"MY ANXIETY was challenging me," says Chris Gunn. "It was challenging every core belief I held dear. It was saying: 'I don't believe you are who you think you are.'

"But in that challenge was the truth," Gunn continues. "I knew what I had to do. Take the dark path. Leave the wonderful life in San Francisco and go back to fucking rainy, dreary Portland."

Gunn called up his old friend, Justin Higgins, and rented a room his house-cum-studio, Old Standard Sound. The two had collaborated before—Higgins engineered the last album Gunn worked on, the Hunches' Exit Dreams. It was the band's masterpiece. Conceived as the long-running Portland garage group's final LP, it buried them with exquisite finality. It also revealed the Hunches as more than violent, frighteningly electrifying performers and shrewd songwriters. It showed a softer side. They were capable of conveying multitudes.

After Exit Dreams was released in 2009, Gunn let it all go—the scene, the drugs, the parties, the fraying relationships, years of baggage and expectations that the band had built. "I was thoroughly done with making my own music at that point," he says. "I think I had really exhausted all my energy and I was happy to just move to San Francisco and play the music of the Hospitals that was already written."

But despite joining a new band in a supporting role, the change of scenery didn't alleviate Gunn's anxiety. Another nervous breakdown followed—the worst one yet.
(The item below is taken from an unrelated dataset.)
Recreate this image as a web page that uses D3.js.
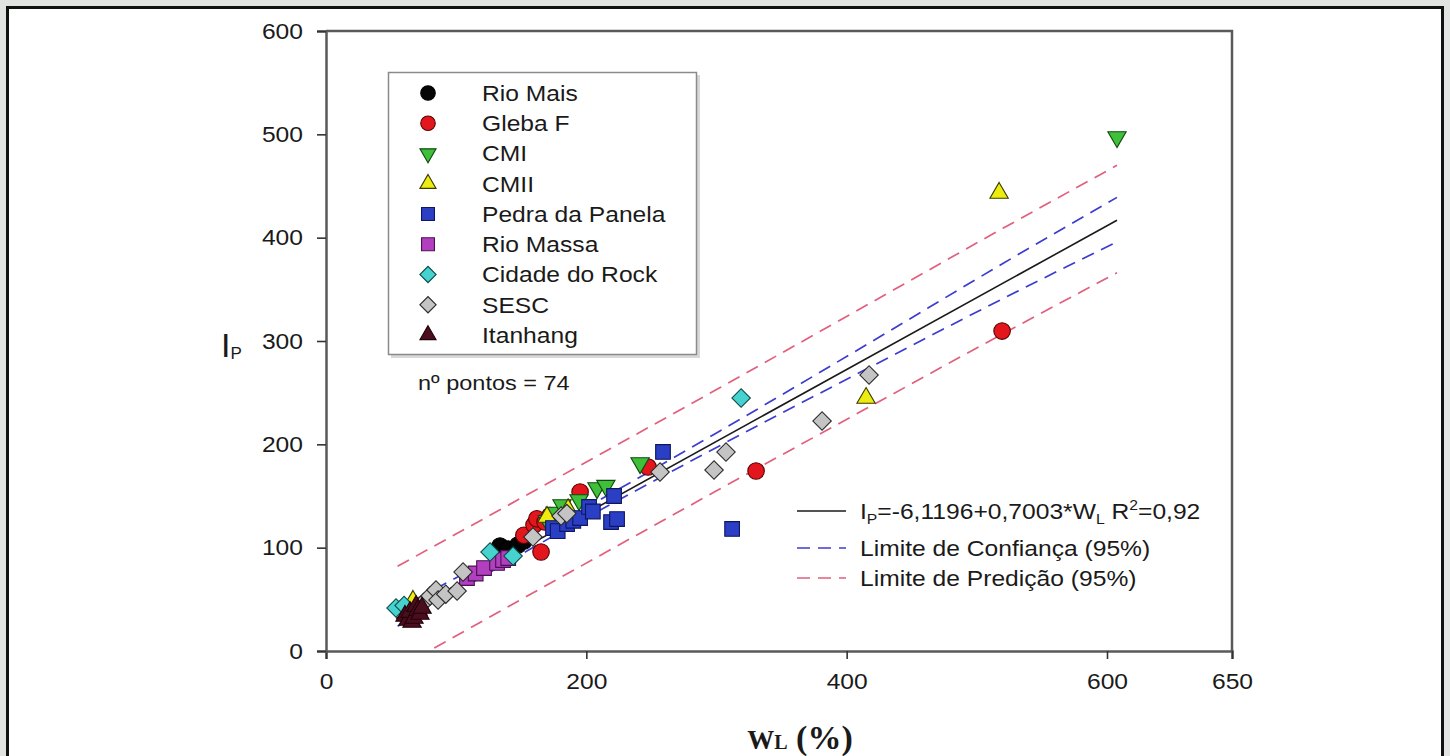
<!DOCTYPE html>
<html>
<head>
<meta charset="utf-8">
<script src="https://cdn.jsdelivr.net/npm/d3@7"></script>
<style>
  body { margin: 0; background: #e2e4e2; }
  svg { display: block; }
  text { font-family: "Liberation Sans", Arial, sans-serif; fill: #1a1a1a; }
</style>
</head>
<body>
<svg id="chart" width="1450" height="756"></svg>
<script>
// ---- data: W_L (%) vs I_P per site ----
const xTickValues = [0, 200, 400, 600, 650];
const yTickValues = [0, 100, 200, 300, 400, 500, 600];

const rioMais = [[133.7,101.6],[139.8,98.7],[147.5,102.6],[152.1,106.5]];
const glebaF = [[152,112],[159.8,121.9],[162,128],[165.2,95.8],[168.3,124.8],[172,131],[195.2,153.9],[247.4,178.1],[330.4,174.2],[519.4,309.6]];
const cmi = [[170,126],[176,134],[181.3,141.3],[194.4,146.1],[208.2,157.7],[215,160],[241.3,181.9],[604,497.4]];
const cmii = [[66.8,48.4],[169.8,129.7],[186,137],[414.9,244.8],[517.1,443.2]];
const pedraDaPanela = [[174.4,119],[178,116],[185.2,122.9],[190,126],[195.2,128.7],[202.1,139.4],[205,135],[219,124.8],[221.3,150],[223.6,127.7],[258.9,192.6],[312,118.1]];
const rioMassa = [[108.3,70.6],[115,75],[121.4,80.3],[131.4,85.2],[136,88],[140,90]];
const cidadeDoRock = [[53.8,41.6],[60,44],[126,95.8],[143.7,91.9],[318.9,244.8]];
const sesc = [[75,47],[79.9,53.2],[84.5,59.0],[86.1,49.4],[92,55],[100.7,58.1],[105.3,76.5],[159,110.3],[180.6,130.6],[185,133],[256.6,173.2],[298.1,175.2],[307.3,192.6],[381.1,222.6],[417.2,267.1]];
const itanhang = [[60.7,33.9],[63,30],[64.5,37.7],[66.1,28.1],[67.6,31.9],[69.2,43.5],[70.7,39.7],[72.2,35.8],[73.8,41.6]];

// fitted line I_P = a + b*W_L and its 95% bands
const regIntercept = -6.1196;
const regSlope = 0.7003;
const regR2 = 0.92;
const bandW = [55, 175, 300, 420, 520, 604];
const confUpper = [41, 121.5, 211, 300, 375, 439];
const confLower = [24, 111.5, 197, 276, 341, 396];
const predUpper = [82, 165.5, 253, 338, 409, 470];
const predLower = [-17, 67.5, 155, 238, 307, 366];

const series = [
  { name: "Rio Mais",        data: rioMais,        shape: "circle",   fill: "#050505", stroke: "#000" },
  { name: "Gleba F",         data: glebaF,         shape: "circle",   fill: "#e3161d", stroke: "#5a0000" },
  { name: "CMI",             data: cmi,            shape: "triDown",  fill: "#3fbf3a", stroke: "#0f4a0f" },
  { name: "CMII",            data: cmii,           shape: "triUp",    fill: "#ecec10", stroke: "#3a3a00" },
  { name: "Pedra da Panela", data: pedraDaPanela,  shape: "square",   fill: "#2b3fc4", stroke: "#0d1660" },
  { name: "Rio Massa",       data: rioMassa,       shape: "square",   fill: "#b23fc0", stroke: "#4a1050" },
  { name: "Cidade do Rock",  data: cidadeDoRock,   shape: "diamond",  fill: "#46d2cf", stroke: "#0c4a48" },
  { name: "SESC",            data: sesc,           shape: "diamond",  fill: "#c4c4c4", stroke: "#2a2a2a" },
  { name: "Itanhang",        data: itanhang,       shape: "triUp",    fill: "#4a0f1e", stroke: "#220008" }
];

// Portuguese number style: comma decimal, ASCII minus
const ptFormat = d3.formatLocale({ decimal: ",", thousands: ".", grouping: [3], currency: ["R$", ""], minus: "-" });
const fmt4 = ptFormat.format(".4f");
const fmt2 = ptFormat.format(".2f");

// the sans text in this figure is set slightly wide
const WIDE = 1.12;

// ---- layout ----
const svg = d3.select("#chart");
const plot = { left: 326, right: 1232, top: 31, bottom: 651 };

// outer panel
svg.append("rect").attr("x", 7.5).attr("y", 7.5).attr("width", 1435).attr("height", 760)
  .attr("fill", "#fff").attr("stroke", "#111").attr("stroke-width", 3);

const x = d3.scaleLinear().domain([0, 600, 650]).range([plot.left, 1107, plot.right]);
const y = d3.scaleLinear().domain([0, 600]).range([plot.bottom, plot.top]);

svg.append("defs").append("clipPath").attr("id", "plotClip")
  .append("rect").attr("x", plot.left).attr("y", plot.top)
  .attr("width", plot.right - plot.left).attr("height", plot.bottom - plot.top);

// frame lines (top and right)
svg.append("path")
  .attr("d", `M${plot.left},${plot.top}H${plot.right}V${plot.bottom}`)
  .attr("fill", "none").attr("stroke", "#5a5a5a").attr("stroke-width", 2.5);

// axes
const xAxis = svg.append("g").attr("transform", `translate(0,${plot.bottom})`)
  .call(d3.axisBottom(x).tickValues(xTickValues).tickFormat(d3.format("d")).tickSize(8).tickPadding(14));
const yAxis = svg.append("g").attr("transform", `translate(${plot.left},0)`)
  .call(d3.axisLeft(y).tickValues(yTickValues).tickFormat(d3.format("d")).tickSize(9).tickPadding(13));
[xAxis, yAxis].forEach(g => {
  g.select(".domain").attr("stroke", "#5a5a5a").attr("stroke-width", 2.5);
  g.selectAll(".tick line").attr("stroke", "#333").attr("stroke-width", 1.6);
  g.selectAll(".tick text").style("font-family", '"Liberation Sans", Arial, sans-serif')
    .style("font-size", "22px").attr("fill", "#222");
});
xAxis.selectAll(".tick text").attr("transform", `scale(${WIDE},1)`);
yAxis.selectAll(".tick text").attr("x", -23 / WIDE).attr("transform", `scale(${WIDE},1)`);

// ---- regression and bands ----
const lines = svg.append("g").attr("clip-path", "url(#plotClip)");
const bandLine = d3.line().x(d => x(d[0])).y(d => y(d[1])).curve(d3.curveMonotoneX);
const bandStyles = [
  { vals: predUpper, color: "#e0607e" },
  { vals: predLower, color: "#e0607e" },
  { vals: confUpper, color: "#3c3ccf" },
  { vals: confLower, color: "#3c3ccf" }
];
bandStyles.forEach(b => {
  lines.append("path").datum(bandW.map((w, i) => [w, b.vals[i]]))
    .attr("d", bandLine).attr("fill", "none").attr("stroke", b.color)
    .attr("stroke-width", 1.7).attr("stroke-dasharray", "13,8");
});
const allW = series.flatMap(s => s.data.map(d => d[0]));
const wExt = d3.extent(allW);
lines.append("path").datum(wExt.map(w => [w, regIntercept + regSlope * w]))
  .attr("d", d3.line().x(d => x(d[0])).y(d => y(d[1])))
  .attr("fill", "none").attr("stroke", "#1a1a1a").attr("stroke-width", 1.6);

// ---- markers ----
function symbolPath(shape, scale) {
  const k = scale || 1;
  switch (shape) {
    case "circle":  return d3.symbol(d3.symbolCircle, 215 * k * k)();
    case "square":  return d3.symbol(d3.symbolSquare, 215 * k * k)();
    case "diamond": return d3.symbol(d3.symbolSquare, 170 * k * k)();
    case "triUp":
    case "triDown": return d3.symbol(d3.symbolTriangle, 145 * k * k)();
  }
}
function symbolRotate(shape) {
  if (shape === "diamond") return 45;
  if (shape === "triDown") return 180;
  return 0;
}

const pts = svg.append("g");
series.forEach(s => {
  pts.selectAll(null).data(s.data).join("path")
    .attr("d", symbolPath(s.shape))
    .attr("transform", d => `translate(${x(d[0])},${y(d[1])}) rotate(${symbolRotate(s.shape)})`)
    .attr("fill", s.fill).attr("stroke", s.stroke).attr("stroke-width", 1.1);
});

// wide text helper
function wideText(g, tx, ty, size) {
  return g.append("text").attr("transform", `translate(${tx},${ty}) scale(${WIDE},1)`)
    .attr("dy", "0.36em").style("font-size", size + "px");
}

// ---- series legend ----
const leg = svg.append("g");
leg.append("rect").attr("x", 391).attr("y", 75).attr("width", 309).attr("height", 283).attr("fill", "#d8d8d8");
leg.append("rect").attr("x", 388.5).attr("y", 72.5).attr("width", 308).attr("height", 282)
  .attr("fill", "#fff").attr("stroke", "#8a8a8a").attr("stroke-width", 1.5);
series.forEach((s, i) => {
  const cy = 93 + i * 30.25;
  leg.append("path").attr("d", symbolPath(s.shape, 0.88))
    .attr("transform", `translate(428,${cy}) rotate(${symbolRotate(s.shape)})`)
    .attr("fill", s.fill).attr("stroke", s.stroke).attr("stroke-width", 1.1);
  wideText(leg, 482, cy, 22).text(s.name);
});
wideText(svg, 418, 382, 21).text("nº pontos = 74");

// ---- fit legend ----
const fit = svg.append("g");
const fitRows = [
  { y: 511, color: "#1a1a1a", dash: null },
  { y: 548, color: "#3c3ccf", dash: "13,8" },
  { y: 578, color: "#e0607e", dash: "13,8" }
];
fitRows.forEach(r => {
  fit.append("line").attr("x1", 797).attr("x2", 846).attr("y1", r.y).attr("y2", r.y)
    .attr("stroke", r.color).attr("stroke-width", 1.7).attr("stroke-dasharray", r.dash);
});
const eq = wideText(fit, 860, 511, 22);
eq.append("tspan").text("I");
eq.append("tspan").attr("dy", 5).style("font-size", "14px").text("P");
eq.append("tspan").attr("dy", -5).text(`=${fmt4(regIntercept)}+${fmt4(regSlope)}*W`);
eq.append("tspan").attr("dy", 5).style("font-size", "14px").text("L");
eq.append("tspan").attr("dy", -5).text(" R");
eq.append("tspan").attr("dy", -9).style("font-size", "14px").text("2");
eq.append("tspan").attr("dy", 9).text("=" + fmt2(regR2));
wideText(fit, 860, 548, 22).text("Limite de Confiança (95%)");
wideText(fit, 860, 578, 22).text("Limite de Predição (95%)");

// ---- axis titles ----
const yt = svg.append("text").attr("x", 221).attr("y", 357).style("font-size", "34px");
yt.append("tspan").text("I");
yt.append("tspan").attr("dy", 2).style("font-size", "17px").text("P");

const xt = svg.append("text").attr("x", 800).attr("y", 749).attr("text-anchor", "middle")
  .style("font-family", '"Liberation Serif", "Times New Roman", serif').style("font-weight", "bold");
xt.append("tspan").style("font-size", "27px").text("W");
xt.append("tspan").style("font-size", "20px").text("L");
xt.append("tspan").style("font-size", "34px").text(" (%)");
</script>
</body>
</html>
He saw a therapist but got nowhere. He obsessed, gnawed, and silently waged an existential war.

"The one shelter that always got me through was music, and it was time to go back." Gunn began experimenting with writing again in San Francisco, and when he returned to Portland, the dam broke.

"An idea for a song suddenly appeared in my brain," Gunn says. "The first in years. I knew that to achieve this song I had to learn how to record myself... it would come out on a 7-inch."
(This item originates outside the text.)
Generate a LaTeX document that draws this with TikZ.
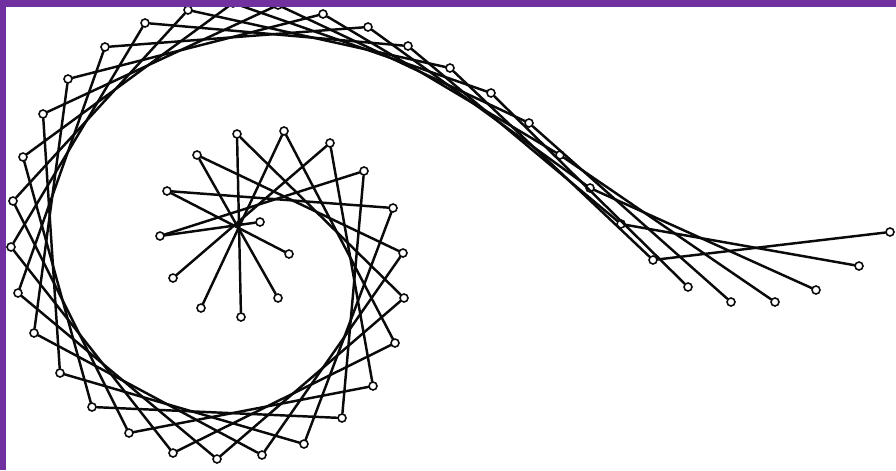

Gunn explored a studio's worth of equipment with the expert help of Higgins, and began filling cassettes and reel-to-reel tapes. In bands since high school, Gunn had held dominant but narrow roles: guitarist and songwriter. Though he wrote lyrics for the Hunches, his best friend, Hart Gledhill, sang them. It took a while for Gunn to learn to accept his own voice.

"I didn't want to rely on how I had written songs before," Gunn says. "I wanted to grow. Find a new way to make music."

A concept—one that essentially deconstructed the recording process—revealed itself. Gunn wrote songs and recorded them with different players, in different arrangements and styles, then stitched together the disparate takes and vibes into what is now his new band the Lavender Flu's first album, Heavy Air.

"If you really listen to Heavy Air, you'll start to realize that the whole thing is one song scattered across a universe," Gunn says. "Like the Big Bang—it started as one piece of matter and then that piece of matter exploded and disguised itself as many different things."

Similarly, Gunn's universe expanded exponentially. What began as an idea for a 7-inch swelled to some 80 songs. While his auteur-like control and pointed, cyclical guitar riffs remained at the forefront, Gunn collaborated with a large stable, including Higgins, Gledhill, Scott Simmons, his brother Lucas Gunn, and many others—many of whom are in the live four-piece (including Simmons, Chris and Lucas Gunn, and the Hunches' Ben Spencer).

Simmons, the owner of Exiled Records and bass player for the now-defunct Eat Skull, contributed more than just the low end on the recording. "Scott got me out of the house by giving me a job at Exiled Records," says Gunn. "Then he gave me the confidence I so desperately needed when he listened to the first Lavender Flu recordings and said how much he liked them. I would probably never have done anything with them without that vote of confidence."

In addition to the record store, Simmons also runs a label, Meds. He offered to release the Lavender Flu on vinyl. Picking songs that adhered to a theme and mood, Gunn ended up with 30—a double album's worth. While Simmons was cool with the sprawl, Gunn was apprehensive.

"I argued with Scott many times, saying that this was commercial suicide and we should compromise and make it a single LP, but he insisted," says Gunn. "That's when I realized this dude had some insane artistic integrity. Who the fuck wants to open up with a double LP in this day and age? Much less pay for it?"

On the resulting Heavy Air, anxiety is not only the subject, but also the sound. Its numerous instrumental sections evoke the aural equivalent of a nervous breakdown. What on first listen may seem convoluted eventually reveals a dense, deeply referential, literary cosmology. And it's more than just confused, spiraling bummer jams—Heavy Air captures a full spectrum: a terrifying, hallucinogenic nadir of antipathy and destructive self-medication, then noticing cracks in the clouds, getting out of bed and, finally, becoming present, peaceful, and warm. (Heavy Air also includes a handful of covers that fit the theme, and a few slyly compact, perfect pop nuggets.) It's a double-edged sword.

"Some of my biggest breakthroughs—as well as some of my biggest failures—are because of the shit anxiety causes me to worry about," says Gunn. "Anxiety allows me to obsess about a song until I make it better or sometimes ruin it. It is a prison as well as a key."